__Your instructions__
Reproduce word for word the lines from the beginning of the entries to the line with "const title = 'Комплетан", both included, but none of the pictures.

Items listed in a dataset
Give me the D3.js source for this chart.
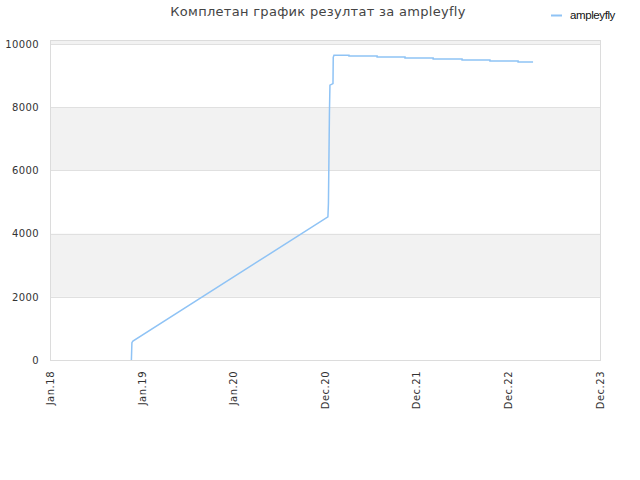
<!DOCTYPE html>
<html>
<head>
<meta charset="utf-8">
<script src="https://cdn.jsdelivr.net/npm/d3@7"></script>
<style>
  body { margin: 0; background: #fff; }
  svg { font-family: "DejaVu Sans", sans-serif; }
</style>
</head>
<body>
<div class="chart"></div>
<script>
// Series: dates and scores
const dates = [
  '2018-11-27', '2018-11-29', '2018-12-03', '2021-01-10', '2021-01-12',
  '2021-01-16', '2021-01-18', '2021-01-30', '2021-01-31', '2021-02-03',
  '2021-04-03', '2021-04-03', '2021-07-23', '2021-07-23', '2021-11-10',
  '2021-11-10', '2022-03-01', '2022-03-01', '2022-06-23', '2022-06-23',
  '2022-10-11', '2022-10-11', '2023-01-30', '2023-01-30', '2023-03-30',
];
const scores = [
  0, 550, 600, 4530, 4950,
  7830, 8700, 8750, 9580, 9650,
  9650, 9620, 9620, 9590, 9590,
  9560, 9560, 9525, 9525, 9495,
  9495, 9465, 9465, 9430, 9430,
];

// Axis ticks
const xTickDates = ['2018-01-10', '2019-01-06', '2020-01-02', '2020-12-28', '2021-12-25', '2022-12-22', '2023-12-19'];
const yTicks = [0, 2000, 4000, 6000, 8000, 10000];
const bands = [[2000, 4000], [6000, 8000], [10000, 10130]];

const seriesName = 'ampleyfly';
const title = 'Комплетан график резултат за ampleyfly';

const width = 640;
const height = 480;
const margin = { top: 40, right: 40, bottom: 120, left: 50 };

const parse = d3.timeParse('%Y-%m-%d');
const data = dates.map((d, i) => ({ date: parse(d), value: scores[i] }));
const tickDates = xTickDates.map(parse);

const svg = d3.select('.chart')
  .append('svg')
  .attr('width', width)
  .attr('height', height);

const x = d3.scaleTime()
  .domain([tickDates[0], tickDates[tickDates.length - 1]])
  .range([margin.left, width - margin.right]);

const y = d3.scaleLinear()
  .domain([0, 10130])
  .range([height - margin.bottom, margin.top]);

// grey bands
svg.selectAll('rect.band')
  .data(bands)
  .enter()
  .append('rect')
  .attr('class', 'band')
  .attr('x', margin.left)
  .attr('width', width - margin.left - margin.right)
  .attr('y', d => y(d[1]))
  .attr('height', d => y(d[0]) - y(d[1]))
  .attr('fill', '#f2f2f2');

// grid lines
svg.selectAll('line.grid')
  .data(yTicks)
  .enter()
  .append('line')
  .attr('x1', margin.left)
  .attr('x2', width - margin.right)
  .attr('y1', d => Math.round(y(d)) + 0.5)
  .attr('y2', d => Math.round(y(d)) + 0.5)
  .attr('stroke', '#e0e0e0');

// plot frame
svg.append('rect')
  .attr('x', margin.left + 0.5)
  .attr('y', margin.top + 0.5)
  .attr('width', width - margin.left - margin.right)
  .attr('height', height - margin.top - margin.bottom)
  .attr('fill', 'none')
  .attr('stroke', '#dcdcdc');

// y axis labels
const yAxis = svg.append('g')
  .attr('transform', `translate(${margin.left},0)`)
  .call(d3.axisLeft(y).tickValues(yTicks).tickFormat(d3.format('d')).tickSize(0).tickPadding(11));
yAxis.select('.domain').remove();
yAxis.selectAll('text')
  .attr('font-size', 10)
  .attr('letter-spacing', 0.4)
  .attr('font-family', '"DejaVu Sans", sans-serif')
  .attr('fill', '#333');

// x axis labels
const xAxis = svg.append('g')
  .attr('transform', `translate(0,${height - margin.bottom})`)
  .call(d3.axisBottom(x).tickValues(tickDates).tickFormat(d3.timeFormat('%b.%y')).tickSize(0));
xAxis.select('.domain').remove();
xAxis.selectAll('text')
  .attr('font-size', 10)
  .attr('letter-spacing', 0.5)
  .attr('font-family', '"DejaVu Sans", sans-serif')
  .attr('fill', '#333')
  .attr('text-anchor', 'end')
  .attr('dy', '0.35em')
  .attr('transform', 'translate(0,11) rotate(-90)')
  .attr('x', 0)
  .attr('y', 0);

// the line
const line = d3.line()
  .x(d => x(d.date))
  .y(d => y(d.value));

svg.append('path')
  .datum(data)
  .attr('d', line)
  .attr('fill', 'none')
  .attr('stroke', '#8fc3f5')
  .attr('stroke-width', 1.5);

// title
svg.append('text')
  .attr('x', 318)
  .attr('y', 16)
  .attr('text-anchor', 'middle')
  .attr('font-size', 13)
  .attr('letter-spacing', 0.3)
  .attr('fill', '#444')
  .text(title);

// legend
svg.append('line')
  .attr('x1', 551)
  .attr('x2', 562)
  .attr('y1', 15.5)
  .attr('y2', 15.5)
  .attr('stroke', '#8fc3f5')
  .attr('stroke-width', 2);

svg.append('text')
  .attr('x', 570)
  .attr('y', 19)
  .attr('font-size', 11.5)
  .attr('font-family', '"Liberation Sans", sans-serif')
  .attr('letter-spacing', -0.4)
  .attr('fill', '#111')
  .text(seriesName);
</script>
</body>
</html>
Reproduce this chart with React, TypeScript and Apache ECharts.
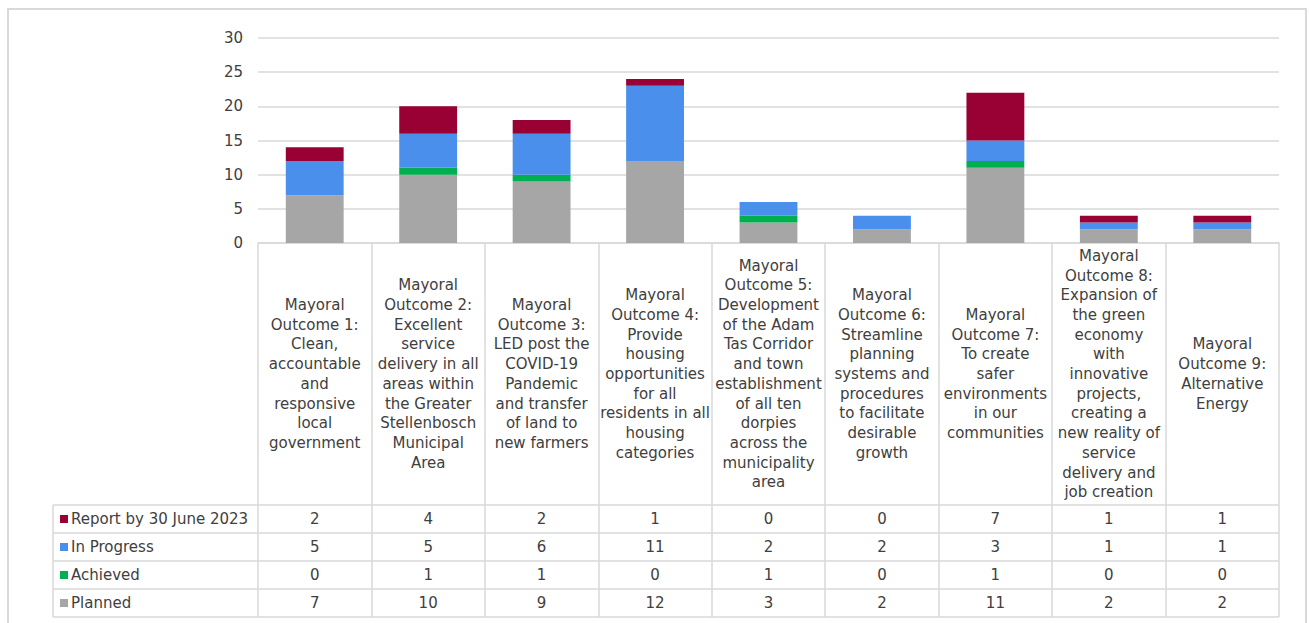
import React, { useEffect, useRef } from "react";
import * as echarts from "echarts";

const categories = [
  "Mayoral\nOutcome 1:\nClean,\naccountable\nand\nresponsive\nlocal\ngovernment",
  "Mayoral\nOutcome 2:\nExcellent\nservice\ndelivery in all\nareas within\nthe Greater\nStellenbosch\nMunicipal\nArea",
  "Mayoral\nOutcome 3:\nLED post the\nCOVID-19\nPandemic\nand transfer\nof land to\nnew farmers",
  "Mayoral\nOutcome 4:\nProvide\nhousing\nopportunities\nfor all\nresidents in all\nhousing\ncategories",
  "Mayoral\nOutcome 5:\nDevelopment\nof the Adam\nTas Corridor\nand town\nestablishment\nof all ten\ndorpies\nacross the\nmunicipality\narea",
  "Mayoral\nOutcome 6:\nStreamline\nplanning\nsystems and\nprocedures\nto facilitate\ndesirable\ngrowth",
  "Mayoral\nOutcome 7:\nTo create\nsafer\nenvironments\nin our\ncommunities",
  "Mayoral\nOutcome 8:\nExpansion of\nthe green\neconomy\nwith\ninnovative\nprojects,\ncreating a\nnew reality of\nservice\ndelivery and\njob creation",
  "Mayoral\nOutcome 9:\nAlternative\nEnergy",
];

const planned = [7, 10, 9, 12, 3, 2, 11, 2, 2];
const achieved = [0, 1, 1, 0, 1, 0, 1, 0, 0];
const inProgress = [5, 5, 6, 11, 2, 2, 3, 1, 1];
const reportBy = [2, 4, 2, 1, 0, 0, 7, 1, 1];

const seriesNames = ["Planned", "Achieved", "In Progress", "Report by 30 June 2023"];
const seriesColors = ["#a6a6a6", "#00b050", "#4a8fec", "#990033"];
const seriesData = [planned, achieved, inProgress, reportBy];

const yTicks = { min: 0, max: 30, interval: 5 };

export default function App() {
  const ref = useRef<HTMLDivElement>(null);

  useEffect(() => {
    if (!ref.current) return;
    const chart = echarts.init(ref.current, undefined, { renderer: "svg" });

    const W = 1309;
    const gridLeft = 258;
    const gridRight = 1279;
    const gridTop = 38;
    const axisY = 243;
    const tableTop = 505;
    const rowH = 28;
    const tableLeft = 53;
    const font = "DejaVu Sans";
    const txtColor = "#404040";
    const lineColor = "#d9d9d9";
    const n = categories.length;
    const colW = (gridRight - gridLeft) / n;

    // table rows: top row is the last series (Report), bottom is Planned
    const rowOrder = [3, 2, 1, 0];
    const graphics: any[] = [];

    graphics.push({
      type: "rect",
      shape: { x: 8, y: 9, width: 1298, height: 622 },
      style: { fill: "none", stroke: lineColor, lineWidth: 2 },
      silent: true,
    });

    for (let r = 0; r <= 4; r++) {
      const y = tableTop + r * rowH;
      graphics.push({
        type: "line",
        shape: { x1: tableLeft, y1: y, x2: gridRight, y2: y },
        style: { stroke: lineColor, lineWidth: 1.5 },
        silent: true,
      });
    }
    graphics.push({
      type: "line",
      shape: { x1: tableLeft, y1: tableTop, x2: tableLeft, y2: tableTop + 4 * rowH },
      style: { stroke: lineColor, lineWidth: 1.5 },
      silent: true,
    });

    rowOrder.forEach((si, r) => {
      const cy = tableTop + r * rowH + rowH / 2;
      graphics.push({
        type: "rect",
        shape: { x: 60, y: cy - 4, width: 8, height: 8 },
        style: { fill: seriesColors[si] },
        silent: true,
      });
      graphics.push({
        type: "text",
        x: 71,
        y: cy,
        style: {
          text: seriesNames[si],
          font: `15px "${font}"`,
          fill: txtColor,
          verticalAlign: "middle",
          align: "left",
        },
        silent: true,
      });
      seriesData[si].forEach((v, i) => {
        graphics.push({
          type: "text",
          x: gridLeft + (i + 0.5) * colW,
          y: cy,
          style: {
            text: String(v),
            font: `15px "${font}"`,
            fill: txtColor,
            verticalAlign: "middle",
            align: "center",
          },
          silent: true,
        });
      });
    });

    chart.setOption({
      animation: false,
      textStyle: { fontFamily: font },
      grid: {
        left: gridLeft,
        right: W - gridRight,
        top: gridTop,
        bottom: 623 - axisY,
        containLabel: false,
      },
      xAxis: {
        type: "category",
        data: categories,
        axisLine: { show: true, lineStyle: { color: lineColor, width: 1.5 } },
        axisTick: {
          show: true,
          length: tableTop + 4 * rowH - axisY,
          lineStyle: { color: lineColor, width: 1.5 },
        },
        axisLabel: {
          interval: 0,
          margin: (tableTop - axisY) / 2,
          verticalAlign: "middle",
          align: "center",
          lineHeight: 19.7,
          fontSize: 15,
          color: txtColor,
          fontFamily: font,
        },
      },
      yAxis: {
        type: "value",
        min: yTicks.min,
        max: yTicks.max,
        interval: yTicks.interval,
        axisLine: { show: false },
        axisTick: { show: false },
        axisLabel: { fontSize: 15, color: txtColor, margin: 15, fontFamily: font },
        splitLine: { lineStyle: { color: lineColor, width: 1.5 } },
      },
      series: seriesNames.map((name, si) => ({
        name,
        type: "bar",
        stack: "total",
        data: seriesData[si],
        barWidth: "51%",
        itemStyle: { color: seriesColors[si] },
      })),
      graphic: graphics,
    });

    return () => chart.dispose();
  }, []);

  return (
    <div
      ref={ref}
      style={{ position: "fixed", left: 0, top: 0, width: 1309, height: 623, background: "#fff" }}
    />
  );
}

__Response__
Give me the D3.js source for this chart.
<!DOCTYPE html>
<html>
<head>
<meta charset="utf-8">
<script src="https://cdn.jsdelivr.net/npm/d3@7"></script>
<style>
  body { margin: 0; background: #fff; }
  svg { font-family: "DejaVu Sans", sans-serif; }
</style>
</head>
<body>
<div class="chart"></div>
<script>
// Series: dates and scores
const dates = [
  '2018-11-27', '2018-11-29', '2018-12-03', '2021-01-10', '2021-01-12',
  '2021-01-16', '2021-01-18', '2021-01-30', '2021-01-31', '2021-02-03',
  '2021-04-03', '2021-04-03', '2021-07-23', '2021-07-23', '2021-11-10',
  '2021-11-10', '2022-03-01', '2022-03-01', '2022-06-23', '2022-06-23',
  '2022-10-11', '2022-10-11', '2023-01-30', '2023-01-30', '2023-03-30',
];
const scores = [
  0, 550, 600, 4530, 4950,
  7830, 8700, 8750, 9580, 9650,
  9650, 9620, 9620, 9590, 9590,
  9560, 9560, 9525, 9525, 9495,
  9495, 9465, 9465, 9430, 9430,
];

// Axis ticks
const xTickDates = ['2018-01-10', '2019-01-06', '2020-01-02', '2020-12-28', '2021-12-25', '2022-12-22', '2023-12-19'];
const yTicks = [0, 2000, 4000, 6000, 8000, 10000];
const bands = [[2000, 4000], [6000, 8000], [10000, 10130]];

const seriesName = 'ampleyfly';
const title = 'Комплетан график резултат за ampleyfly';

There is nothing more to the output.